● **YOUR GOAL**
Take every line from the material that has the word "document" in it.

● **COLLECTED MATERIAL**
[Start]

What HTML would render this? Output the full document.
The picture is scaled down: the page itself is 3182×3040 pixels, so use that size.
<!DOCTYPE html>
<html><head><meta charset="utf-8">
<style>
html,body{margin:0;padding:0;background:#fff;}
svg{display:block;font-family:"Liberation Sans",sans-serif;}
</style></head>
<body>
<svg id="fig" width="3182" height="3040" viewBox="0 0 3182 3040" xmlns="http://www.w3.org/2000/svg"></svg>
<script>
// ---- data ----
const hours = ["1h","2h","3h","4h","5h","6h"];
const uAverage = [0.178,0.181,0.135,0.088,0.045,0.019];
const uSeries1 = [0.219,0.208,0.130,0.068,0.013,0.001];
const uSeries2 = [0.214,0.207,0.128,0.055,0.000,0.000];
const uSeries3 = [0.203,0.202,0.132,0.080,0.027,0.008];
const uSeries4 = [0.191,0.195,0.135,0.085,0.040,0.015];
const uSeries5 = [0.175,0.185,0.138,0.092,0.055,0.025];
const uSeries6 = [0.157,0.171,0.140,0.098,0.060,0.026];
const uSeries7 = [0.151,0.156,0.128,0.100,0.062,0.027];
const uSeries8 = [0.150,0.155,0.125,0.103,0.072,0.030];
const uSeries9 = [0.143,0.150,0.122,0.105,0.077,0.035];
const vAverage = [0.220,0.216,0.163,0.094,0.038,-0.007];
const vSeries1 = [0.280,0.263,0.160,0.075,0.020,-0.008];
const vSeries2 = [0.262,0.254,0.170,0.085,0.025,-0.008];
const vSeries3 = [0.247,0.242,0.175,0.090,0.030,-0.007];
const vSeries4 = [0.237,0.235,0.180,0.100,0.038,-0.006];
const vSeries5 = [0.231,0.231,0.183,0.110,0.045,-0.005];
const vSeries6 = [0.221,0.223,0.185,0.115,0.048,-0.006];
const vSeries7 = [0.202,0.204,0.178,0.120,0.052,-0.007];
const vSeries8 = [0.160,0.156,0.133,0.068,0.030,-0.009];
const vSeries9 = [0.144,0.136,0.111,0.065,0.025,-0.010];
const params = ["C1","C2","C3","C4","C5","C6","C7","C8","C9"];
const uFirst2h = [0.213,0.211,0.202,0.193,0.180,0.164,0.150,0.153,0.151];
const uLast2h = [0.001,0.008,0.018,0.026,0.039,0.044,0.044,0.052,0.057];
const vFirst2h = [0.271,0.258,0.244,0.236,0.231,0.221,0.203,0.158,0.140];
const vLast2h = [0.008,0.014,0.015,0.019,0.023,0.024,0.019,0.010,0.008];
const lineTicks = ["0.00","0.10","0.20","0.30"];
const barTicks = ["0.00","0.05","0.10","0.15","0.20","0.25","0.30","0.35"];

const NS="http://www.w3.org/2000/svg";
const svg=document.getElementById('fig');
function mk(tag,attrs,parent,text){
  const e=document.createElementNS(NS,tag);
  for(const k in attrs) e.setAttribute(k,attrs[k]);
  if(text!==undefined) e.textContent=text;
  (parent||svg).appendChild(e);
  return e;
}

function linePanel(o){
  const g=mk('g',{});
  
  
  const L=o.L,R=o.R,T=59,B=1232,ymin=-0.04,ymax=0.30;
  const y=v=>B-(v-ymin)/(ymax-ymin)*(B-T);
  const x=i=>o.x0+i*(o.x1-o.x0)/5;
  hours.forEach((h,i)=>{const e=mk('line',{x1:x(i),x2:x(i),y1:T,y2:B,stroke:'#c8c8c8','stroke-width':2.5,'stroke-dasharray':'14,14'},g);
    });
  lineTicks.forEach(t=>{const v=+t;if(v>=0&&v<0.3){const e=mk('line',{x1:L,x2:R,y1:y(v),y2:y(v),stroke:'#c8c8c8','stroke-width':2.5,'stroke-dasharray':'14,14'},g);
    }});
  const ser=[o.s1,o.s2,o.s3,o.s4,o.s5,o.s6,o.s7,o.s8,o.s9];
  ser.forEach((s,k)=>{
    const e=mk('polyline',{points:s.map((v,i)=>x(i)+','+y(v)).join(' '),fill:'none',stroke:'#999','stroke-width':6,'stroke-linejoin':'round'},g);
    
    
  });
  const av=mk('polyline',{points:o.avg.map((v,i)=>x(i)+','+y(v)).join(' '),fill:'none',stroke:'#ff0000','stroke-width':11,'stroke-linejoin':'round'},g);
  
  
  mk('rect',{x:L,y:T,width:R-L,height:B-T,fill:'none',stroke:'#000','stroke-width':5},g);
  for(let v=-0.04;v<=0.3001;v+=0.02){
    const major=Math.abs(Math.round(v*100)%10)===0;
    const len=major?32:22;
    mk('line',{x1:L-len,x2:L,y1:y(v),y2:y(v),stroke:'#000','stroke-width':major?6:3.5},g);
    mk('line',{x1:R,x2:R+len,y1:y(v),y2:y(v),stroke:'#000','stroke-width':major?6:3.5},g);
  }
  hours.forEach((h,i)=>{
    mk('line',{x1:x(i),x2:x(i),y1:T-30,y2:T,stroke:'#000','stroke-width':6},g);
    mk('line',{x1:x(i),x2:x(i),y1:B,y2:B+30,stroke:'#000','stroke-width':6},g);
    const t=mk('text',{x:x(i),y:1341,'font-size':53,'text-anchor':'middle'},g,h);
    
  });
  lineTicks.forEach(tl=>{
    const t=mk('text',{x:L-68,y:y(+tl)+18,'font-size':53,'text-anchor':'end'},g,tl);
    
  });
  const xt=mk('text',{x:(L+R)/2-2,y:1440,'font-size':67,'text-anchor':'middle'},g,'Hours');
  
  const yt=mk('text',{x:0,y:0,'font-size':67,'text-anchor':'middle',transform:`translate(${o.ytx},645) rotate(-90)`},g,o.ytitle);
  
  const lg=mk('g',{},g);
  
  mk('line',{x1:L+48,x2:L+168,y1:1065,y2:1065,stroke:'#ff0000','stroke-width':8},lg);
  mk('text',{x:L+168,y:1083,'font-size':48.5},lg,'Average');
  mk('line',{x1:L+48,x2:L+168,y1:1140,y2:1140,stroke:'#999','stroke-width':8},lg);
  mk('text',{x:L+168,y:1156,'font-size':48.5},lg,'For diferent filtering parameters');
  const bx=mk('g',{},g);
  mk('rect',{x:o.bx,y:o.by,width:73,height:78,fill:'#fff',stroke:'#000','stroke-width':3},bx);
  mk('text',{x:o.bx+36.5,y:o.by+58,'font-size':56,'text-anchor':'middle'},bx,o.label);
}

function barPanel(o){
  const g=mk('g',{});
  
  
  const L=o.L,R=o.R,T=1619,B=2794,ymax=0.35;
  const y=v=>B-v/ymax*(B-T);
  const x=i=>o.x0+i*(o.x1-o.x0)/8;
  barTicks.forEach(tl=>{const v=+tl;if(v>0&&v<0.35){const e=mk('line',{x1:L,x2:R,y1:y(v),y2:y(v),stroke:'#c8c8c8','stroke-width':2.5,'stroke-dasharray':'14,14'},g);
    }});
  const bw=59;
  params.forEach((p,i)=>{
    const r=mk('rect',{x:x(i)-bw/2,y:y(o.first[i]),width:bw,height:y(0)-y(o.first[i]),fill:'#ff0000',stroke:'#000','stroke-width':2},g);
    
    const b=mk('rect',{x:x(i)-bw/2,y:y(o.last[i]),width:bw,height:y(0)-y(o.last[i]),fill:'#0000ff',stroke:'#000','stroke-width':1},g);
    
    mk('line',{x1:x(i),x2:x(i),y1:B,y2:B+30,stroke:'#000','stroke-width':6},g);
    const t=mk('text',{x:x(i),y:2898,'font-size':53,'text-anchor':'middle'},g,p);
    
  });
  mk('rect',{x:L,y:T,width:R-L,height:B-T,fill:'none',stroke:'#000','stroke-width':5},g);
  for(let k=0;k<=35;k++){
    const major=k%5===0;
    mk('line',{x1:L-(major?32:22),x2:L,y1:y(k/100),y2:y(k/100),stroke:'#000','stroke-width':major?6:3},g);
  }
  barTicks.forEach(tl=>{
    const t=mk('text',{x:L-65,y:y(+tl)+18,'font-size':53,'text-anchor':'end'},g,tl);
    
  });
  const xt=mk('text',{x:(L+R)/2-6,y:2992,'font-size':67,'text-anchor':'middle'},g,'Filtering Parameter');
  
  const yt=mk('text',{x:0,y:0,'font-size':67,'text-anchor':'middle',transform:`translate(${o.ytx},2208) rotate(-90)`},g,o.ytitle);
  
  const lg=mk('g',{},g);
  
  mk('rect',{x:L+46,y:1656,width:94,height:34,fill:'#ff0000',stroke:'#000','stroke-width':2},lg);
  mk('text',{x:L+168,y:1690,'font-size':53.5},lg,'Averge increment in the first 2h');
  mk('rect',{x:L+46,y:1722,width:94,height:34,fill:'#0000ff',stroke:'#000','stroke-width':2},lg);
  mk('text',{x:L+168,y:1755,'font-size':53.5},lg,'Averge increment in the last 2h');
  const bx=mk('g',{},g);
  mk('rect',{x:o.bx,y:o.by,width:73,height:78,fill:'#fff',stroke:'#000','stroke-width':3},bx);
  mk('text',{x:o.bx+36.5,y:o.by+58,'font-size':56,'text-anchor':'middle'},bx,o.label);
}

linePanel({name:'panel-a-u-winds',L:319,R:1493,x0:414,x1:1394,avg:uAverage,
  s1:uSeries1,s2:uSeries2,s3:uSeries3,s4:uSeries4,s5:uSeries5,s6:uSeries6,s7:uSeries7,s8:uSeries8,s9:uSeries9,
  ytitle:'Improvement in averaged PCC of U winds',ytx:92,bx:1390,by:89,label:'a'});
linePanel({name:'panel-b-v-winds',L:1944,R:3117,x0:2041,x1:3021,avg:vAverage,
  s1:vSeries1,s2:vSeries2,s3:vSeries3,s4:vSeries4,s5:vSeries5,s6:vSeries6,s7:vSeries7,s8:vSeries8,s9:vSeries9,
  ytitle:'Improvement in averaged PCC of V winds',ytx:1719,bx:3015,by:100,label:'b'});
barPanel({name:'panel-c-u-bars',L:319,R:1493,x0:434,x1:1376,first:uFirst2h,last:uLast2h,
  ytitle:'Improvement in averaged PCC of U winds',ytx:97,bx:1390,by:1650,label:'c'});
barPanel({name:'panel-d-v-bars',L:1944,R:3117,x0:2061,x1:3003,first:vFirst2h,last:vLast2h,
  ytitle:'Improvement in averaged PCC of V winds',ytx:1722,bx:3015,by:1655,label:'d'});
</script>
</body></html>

[End]

● **RESPONSE**
What HTML would render this? Output the full document.
const svg=document.getElementById('fig');
  const e=document.createElementNS(NS,tag);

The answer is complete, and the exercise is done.